--- Start Provided data ---
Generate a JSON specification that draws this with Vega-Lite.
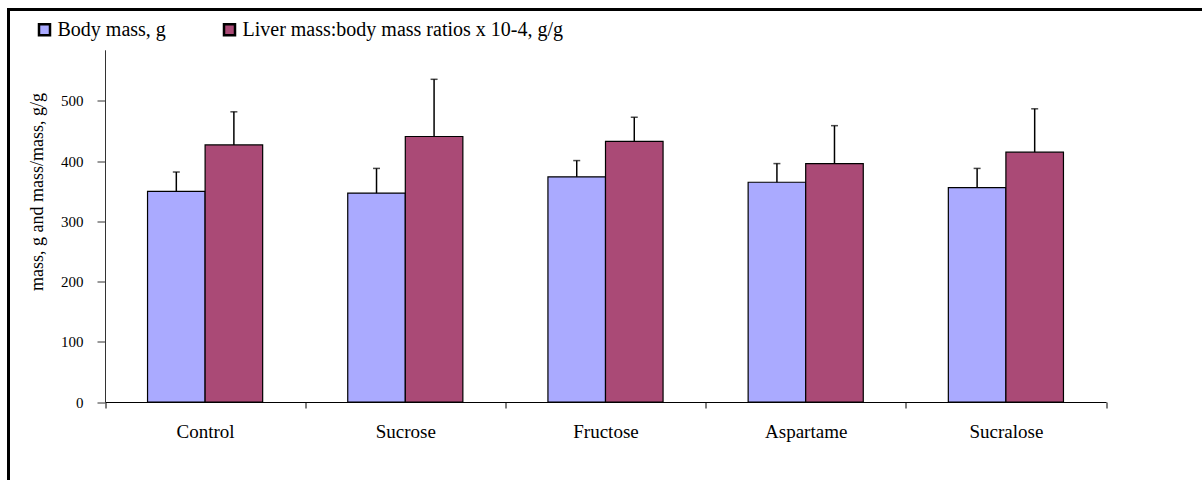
{
  "$schema": "https://vega.github.io/schema/vega-lite/v6.json",
  "width": 1200,
  "height": 480,
  "autosize": {"type": "none"},
  "padding": {"left": 8.5, "top": 9.5, "right": 0, "bottom": 0},
  "background": "white",
  "config": {
    "view": {"stroke": "black", "strokeWidth": 3},
    "font": "Liberation Serif",
    "axis": {"labelFont": "Liberation Serif", "titleFont": "Liberation Serif", "labelColor": "black", "titleColor": "black", "grid": false}
  },
  "data": {
    "values": [
      {"group": "Control", "series": "Body mass, g", "value": 350, "upper": 382},
      {"group": "Control", "series": "Liver mass:body mass ratios x 10-4, g/g", "value": 427, "upper": 482},
      {"group": "Sucrose", "series": "Body mass, g", "value": 347, "upper": 388},
      {"group": "Sucrose", "series": "Liver mass:body mass ratios x 10-4, g/g", "value": 441, "upper": 536},
      {"group": "Fructose", "series": "Body mass, g", "value": 374, "upper": 401},
      {"group": "Fructose", "series": "Liver mass:body mass ratios x 10-4, g/g", "value": 433, "upper": 473},
      {"group": "Aspartame", "series": "Body mass, g", "value": 365, "upper": 396},
      {"group": "Aspartame", "series": "Liver mass:body mass ratios x 10-4, g/g", "value": 396, "upper": 459},
      {"group": "Sucralose", "series": "Body mass, g", "value": 356, "upper": 388},
      {"group": "Sucralose", "series": "Liver mass:body mass ratios x 10-4, g/g", "value": 415, "upper": 487}
    ]
  },
  "encoding": {
    "x": {
      "field": "group",
      "type": "nominal",
      "sort": ["Control", "Sucrose", "Fructose", "Aspartame", "Sucralose"],
      "scale": {"range": [96.5, 1097.5], "paddingInner": 0, "paddingOuter": 0},
      "axis": {
        "title": null,
        "orient": "bottom",
        "offset": -87.5,
        "tickBand": "extent",
        "tickSize": 6,
        "tickColor": "black",
        "domainColor": "black",
        "domainWidth": 1.2,
        "labelAngle": 0,
        "labelFontSize": 19,
        "labelPadding": 14
      }
    },
    "xOffset": {
      "field": "series",
      "type": "nominal",
      "sort": ["Body mass, g", "Liver mass:body mass ratios x 10-4, g/g"],
      "scale": {"paddingInner": 0, "paddingOuter": 0.739}
    }
  },
  "layer": [
    {
      "mark": {"type": "bar", "stroke": "black", "strokeWidth": 1.2},
      "encoding": {
        "y": {
          "field": "value",
          "type": "quantitative",
          "scale": {"domain": [0, 585], "range": [392.5, 40.3], "nice": false, "zero": true},
          "axis": {
            "orient": "left",
            "offset": -96.5,
            "values": [0, 100, 200, 300, 400, 500],
            "tickSize": 8,
            "tickColor": "#333333",
            "domainColor": "#333333",
            "labelFontSize": 15,
            "labelPadding": 14,
            "title": "mass, g and  mass/mass, g/g",
            "titleFontSize": 18,
            "titleFontWeight": "normal",
            "titleAngle": -90,
            "titleAlign": "center",
            "titleBaseline": "middle",
            "titleX": -68,
            "titleY": 182
          }
        },
        "color": {
          "field": "series",
          "type": "nominal",
          "sort": ["Body mass, g", "Liver mass:body mass ratios x 10-4, g/g"],
          "scale": {"domain": ["Body mass, g", "Liver mass:body mass ratios x 10-4, g/g"], "range": ["#AAAAFF", "#AA4A76"]},
          "legend": {
            "title": null,
            "orient": "none",
            "legendX": 26,
            "legendY": 10,
            "direction": "horizontal",
            "columns": 2,
            "columnPadding": 52,
            "padding": 0,
            "symbolType": "square",
            "symbolSize": 121,
            "symbolStrokeColor": "black",
            "symbolStrokeWidth": 2.5,
            "labelFont": "Liberation Serif",
            "labelFontSize": 20,
            "labelColor": "black",
            "labelOffset": 3,
            "labelLimit": 600
          }
        }
      }
    },
    {
      "mark": {"type": "rule", "color": "black", "strokeWidth": 1.5},
      "encoding": {
        "y": {"field": "value", "type": "quantitative"},
        "y2": {"field": "upper"}
      }
    },
    {
      "mark": {"type": "tick", "color": "black", "thickness": 1.5, "size": 7},
      "encoding": {
        "y": {"field": "upper", "type": "quantitative"}
      }
    }
  ]
}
--- End Provided data ---
* What is asked
Exactly as written, return every line of the listing, but not the pictures.

* Complete answer
Generate a JSON specification that draws this with Vega-Lite.
{
  "$schema": "https://vega.github.io/schema/vega-lite/v6.json",
  "width": 1200,
  "height": 480,
  "autosize": {"type": "none"},
  "padding": {"left": 8.5, "top": 9.5, "right": 0, "bottom": 0},
  "background": "white",
  "config": {
    "view": {"stroke": "black", "strokeWidth": 3},
    "font": "Liberation Serif",
    "axis": {"labelFont": "Liberation Serif", "titleFont": "Liberation Serif", "labelColor": "black", "titleColor": "black", "grid": false}
  },
  "data": {
    "values": [
      {"group": "Control", "series": "Body mass, g", "value": 350, "upper": 382},
      {"group": "Control", "series": "Liver mass:body mass ratios x 10-4, g/g", "value": 427, "upper": 482},
      {"group": "Sucrose", "series": "Body mass, g", "value": 347, "upper": 388},
      {"group": "Sucrose", "series": "Liver mass:body mass ratios x 10-4, g/g", "value": 441, "upper": 536},
      {"group": "Fructose", "series": "Body mass, g", "value": 374, "upper": 401},
      {"group": "Fructose", "series": "Liver mass:body mass ratios x 10-4, g/g", "value": 433, "upper": 473},
      {"group": "Aspartame", "series": "Body mass, g", "value": 365, "upper": 396},
      {"group": "Aspartame", "series": "Liver mass:body mass ratios x 10-4, g/g", "value": 396, "upper": 459},
      {"group": "Sucralose", "series": "Body mass, g", "value": 356, "upper": 388},
      {"group": "Sucralose", "series": "Liver mass:body mass ratios x 10-4, g/g", "value": 415, "upper": 487}
    ]
  },
  "encoding": {
    "x": {
      "field": "group",
      "type": "nominal",
      "sort": ["Control", "Sucrose", "Fructose", "Aspartame", "Sucralose"],
      "scale": {"range": [96.5, 1097.5], "paddingInner": 0, "paddingOuter": 0},
      "axis": {
        "title": null,
        "orient": "bottom",
        "offset": -87.5,
        "tickBand": "extent",
        "tickSize": 6,
        "tickColor": "black",
        "domainColor": "black",
        "domainWidth": 1.2,
        "labelAngle": 0,
        "labelFontSize": 19,
        "labelPadding": 14
      }
    },
    "xOffset": {
      "field": "series",
      "type": "nominal",
      "sort": ["Body mass, g", "Liver mass:body mass ratios x 10-4, g/g"],
      "scale": {"paddingInner": 0, "paddingOuter": 0.739}
    }
  },
  "layer": [
    {
      "mark": {"type": "bar", "stroke": "black", "strokeWidth": 1.2},
      "encoding": {
        "y": {
          "field": "value",
          "type": "quantitative",
          "scale": {"domain": [0, 585], "range": [392.5, 40.3], "nice": false, "zero": true},
          "axis": {
            "orient": "left",
            "offset": -96.5,
            "values": [0, 100, 200, 300, 400, 500],
            "tickSize": 8,
            "tickColor": "#333333",
            "domainColor": "#333333",
            "labelFontSize": 15,
            "labelPadding": 14,
            "title": "mass, g and  mass/mass, g/g",
            "titleFontSize": 18,
            "titleFontWeight": "normal",
            "titleAngle": -90,
            "titleAlign": "center",
            "titleBaseline": "middle",
            "titleX": -68,
            "titleY": 182
          }
        },
        "color": {
          "field": "series",
          "type": "nominal",
          "sort": ["Body mass, g", "Liver mass:body mass ratios x 10-4, g/g"],
          "scale": {"domain": ["Body mass, g", "Liver mass:body mass ratios x 10-4, g/g"], "range": ["#AAAAFF", "#AA4A76"]},
          "legend": {
            "title": null,
            "orient": "none",
            "legendX": 26,
            "legendY": 10,
            "direction": "horizontal",
            "columns": 2,
            "columnPadding": 52,
            "padding": 0,
            "symbolType": "square",
            "symbolSize": 121,
            "symbolStrokeColor": "black",
            "symbolStrokeWidth": 2.5,
            "labelFont": "Liberation Serif",
            "labelFontSize": 20,
            "labelColor": "black",
            "labelOffset": 3,
            "labelLimit": 600
          }
        }
      }
    },
    {
      "mark": {"type": "rule", "color": "black", "strokeWidth": 1.5},
      "encoding": {
        "y": {"field": "value", "type": "quantitative"},
        "y2": {"field": "upper"}
      }
    },
    {
      "mark": {"type": "tick", "color": "black", "thickness": 1.5, "size": 7},
      "encoding": {
        "y": {"field": "upper", "type": "quantitative"}
      }
    }
  ]
}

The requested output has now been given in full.